9) Security and Quality Automation
ESLint and Prettier
These two free tools reduce code review noise, improve consistency, and keep teams focused on logic instead of formatting debates.
Dependabot
Automated dependency updates can reduce security risk and maintenance debt over time.
OWASP ZAP
A strong open-source security testing tool for finding common web vulnerabilities.
A Practical Free Stack Example for a Full-Stack Project
If you want a clean starting point for a modern web app in 2025, this combination works well:
- Editor: VS Code
- Version Control: GitHub
- Frontend Hosting: Vercel
- Backend Hosting: Render
- Database: Supabase or Neon
- Error Tracking: Sentry
- API Testing: Postman
- Project Management: GitHub Projects or Trello
- Docs: Markdown in repo + Notion
This stack is enough for real products, not just toy projects.
Common Mistakes Developers Make With Free Tools
- Tool hopping: changing tools every two weeks kills momentum.
- Ignoring limits: understand free-tier constraints before launch day.
- No backup plan: always keep migration options for critical systems.
- Too many tools: every extra platform adds context switching.
- No standards: free tools still require professional process and discipline.
How To Evolve From Free to Paid Without Chaos
Eventually, your product may outgrow free plans.
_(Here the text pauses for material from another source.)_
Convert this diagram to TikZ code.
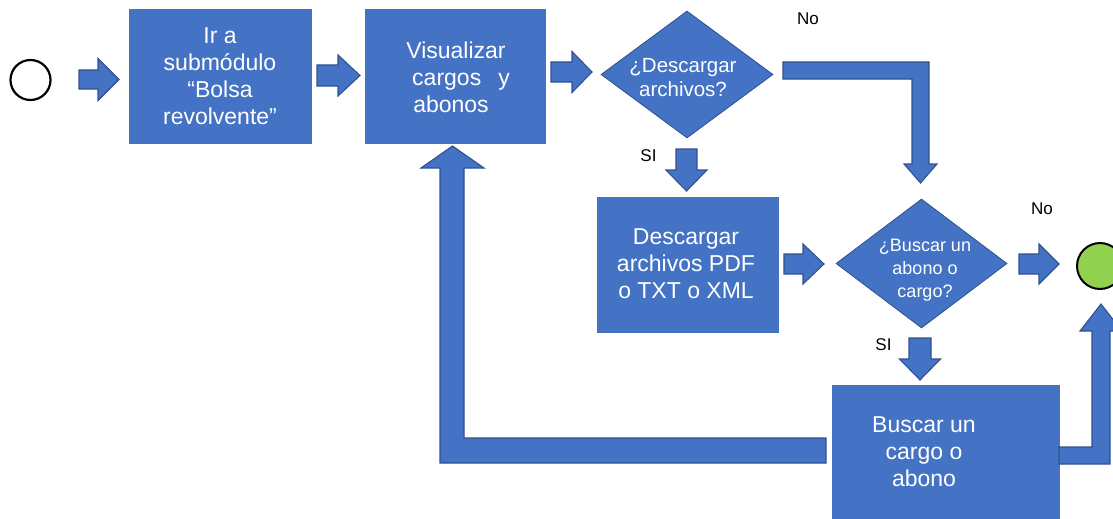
\documentclass[tikz,border=0pt]{standalone}
\usepackage{fontspec}
\setmainfont{Liberation Sans}
\usetikzlibrary{shapes.geometric}
\definecolor{blu}{HTML}{4472C4}
\definecolor{blud}{HTML}{2F528F}
\definecolor{grn}{HTML}{92D050}
% right-pointing block arrow: x0 yc headx tipx shafthalf headhalf
\newcommand\RArrowShape[6]{%
  \draw[barrow] (#1,#2-#5) -- (#3,#2-#5) -- (#3,#2-#6) -- (#4,#2) -- (#3,#2+#6) -- (#3,#2+#5) -- (#1,#2+#5) -- cycle;}
% down-pointing block arrow: xc y0 heady tipy shafthalf headhalf
\newcommand\DArrowShape[6]{%
  \draw[barrow] (#1-#5,#2) -- (#1+#5,#2) -- (#1+#5,#3) -- (#1+#6,#3) -- (#1,#4) -- (#1-#6,#3) -- (#1-#5,#3) -- cycle;}
\tikzset{
  box/.style={rectangle, fill=blu, draw=blu, line width=0.5pt, inner sep=0pt},
  dia/.style={diamond, fill=blu, draw=blud, line width=0.8pt, inner sep=0pt},
  btext/.style={text=white, align=center, inner sep=0pt, font=\fontsize{23}{27}\selectfont},
  dtext/.style={text=white, align=center, inner sep=0pt},
  lbl/.style={text=black, inner sep=0pt, anchor=base, font=\fontsize{17}{20}\selectfont},
  barrow/.style={fill=blu, draw=blud, line width=1.1pt, line join=miter},
  startev/.style={circle, draw=black, fill=white, line width=2.2pt, inner sep=0pt, minimum size=40pt},
  endev/.style={circle, draw=black, fill=grn, line width=2pt, inner sep=0pt, minimum size=46pt}
}
\begin{document}
\begin{tikzpicture}[x=1pt,y=-1pt]
\useasboundingbox (0,0) rectangle (1113,519);
\clip (0,0) rectangle (1113,519);

% events
\node[startev] (start) at (30.5,80) {};
\node[endev] (end) at (1100,266) {};

% boxes
\node[box, minimum width=182pt, minimum height=134pt] (b1) at (220,76) {};
\node[box, minimum width=180pt, minimum height=134pt] (b2) at (455,76) {};
\node[box, minimum width=181pt, minimum height=135pt] (b3) at (687.5,264.5) {};
\node[box, minimum width=227pt, minimum height=135pt] (b4) at (945.5,452.5) {};

% decisions
\node[dia, minimum width=172pt, minimum height=127pt] (d1) at (687,74.5) {};
\node[dia, minimum width=171pt, minimum height=129pt] (d2) at (921.5,263.5) {};

% texts
\node[btext] (t1) at (220,76.3) {Ir a\\submódulo\\“Bolsa\\revolvente”};
\node[btext] (t2) at (456,76.8) {Visualizar\\\hspace*{10pt}cargos\hspace{17pt}y\\abonos\hspace*{10pt}};
\node[btext] (t3) at (686,263.8) {Descargar\\archivos PDF\\o TXT o XML};
\node[btext] (t4) at (924,451.8) {Buscar un\\cargo o\\abono};
\node[dtext, font=\fontsize{20.5}{24.5}\selectfont] (td1) at (683,77.7) {¿Descargar\\archivos?};
\node[dtext, font=\fontsize{18}{23}\selectfont] (td2) at (925,270.5) {¿Buscar un\\abono o\\cargo?};

% labels
\node[lbl] (no1) at (808,25) {No};
\node[lbl] (no2) at (1042,214) {No};
\node[lbl] (si1) at (648.5,161) {SI};
\node[lbl] (si2) at (883.5,350) {SI};

% straight block arrows
\RArrowShape{79}{79.5}{98}{119}{9.5}{21}
\RArrowShape{317}{75.5}{338}{360}{10.5}{20.5}
\RArrowShape{551}{72}{572}{592}{10}{20.5}
\RArrowShape{784}{264}{803}{824}{10}{20}
\RArrowShape{1019}{264}{1039}{1059}{10}{20}
\DArrowShape{686.5}{149}{170}{191}{10.5}{20.5}
\DArrowShape{920}{338}{359}{380}{11}{20.5}

% bent block arrows
\draw[barrow] (783,62) -- (929,62) -- (929,164) -- (937,164) -- (920.5,183)
  -- (904,164) -- (912,164) -- (912,79) -- (783,79) -- cycle;
\draw[barrow] (826,438) -- (464,438) -- (464,168) -- (484,168) -- (452.5,146)
  -- (421,168) -- (440,168) -- (440,463) -- (826,463) -- cycle;
\draw[barrow] (1059,447) -- (1092,447) -- (1092,331) -- (1080,331) -- (1101,304)
  -- (1122,331) -- (1110,331) -- (1110,464) -- (1059,464) -- cycle;
\end{tikzpicture}
\end{document}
That is a good problem. The key is to upgrade intentionally:
- Track usage metrics monthly.
- Upgrade the bottleneck first, not everything at once.
- Document migration steps early.
- Budget tooling spend as part of product growth, not emergency spending.
When chosen wisely, free tools buy you speed and learning. Paid upgrades then become strategic decisions, not panic decisions.
Final Thoughts
The best free tools for developers in 2025 are not just the most popular names. They are the tools that help you ship reliable software faster while keeping your workflow simple. A lean, focused stack can outperform an expensive and complicated one.
Pick tools that fit your project stage, your team capacity, and your product goals. Then commit to execution. Great software is built through consistent delivery, and the right free tools can support that from day one.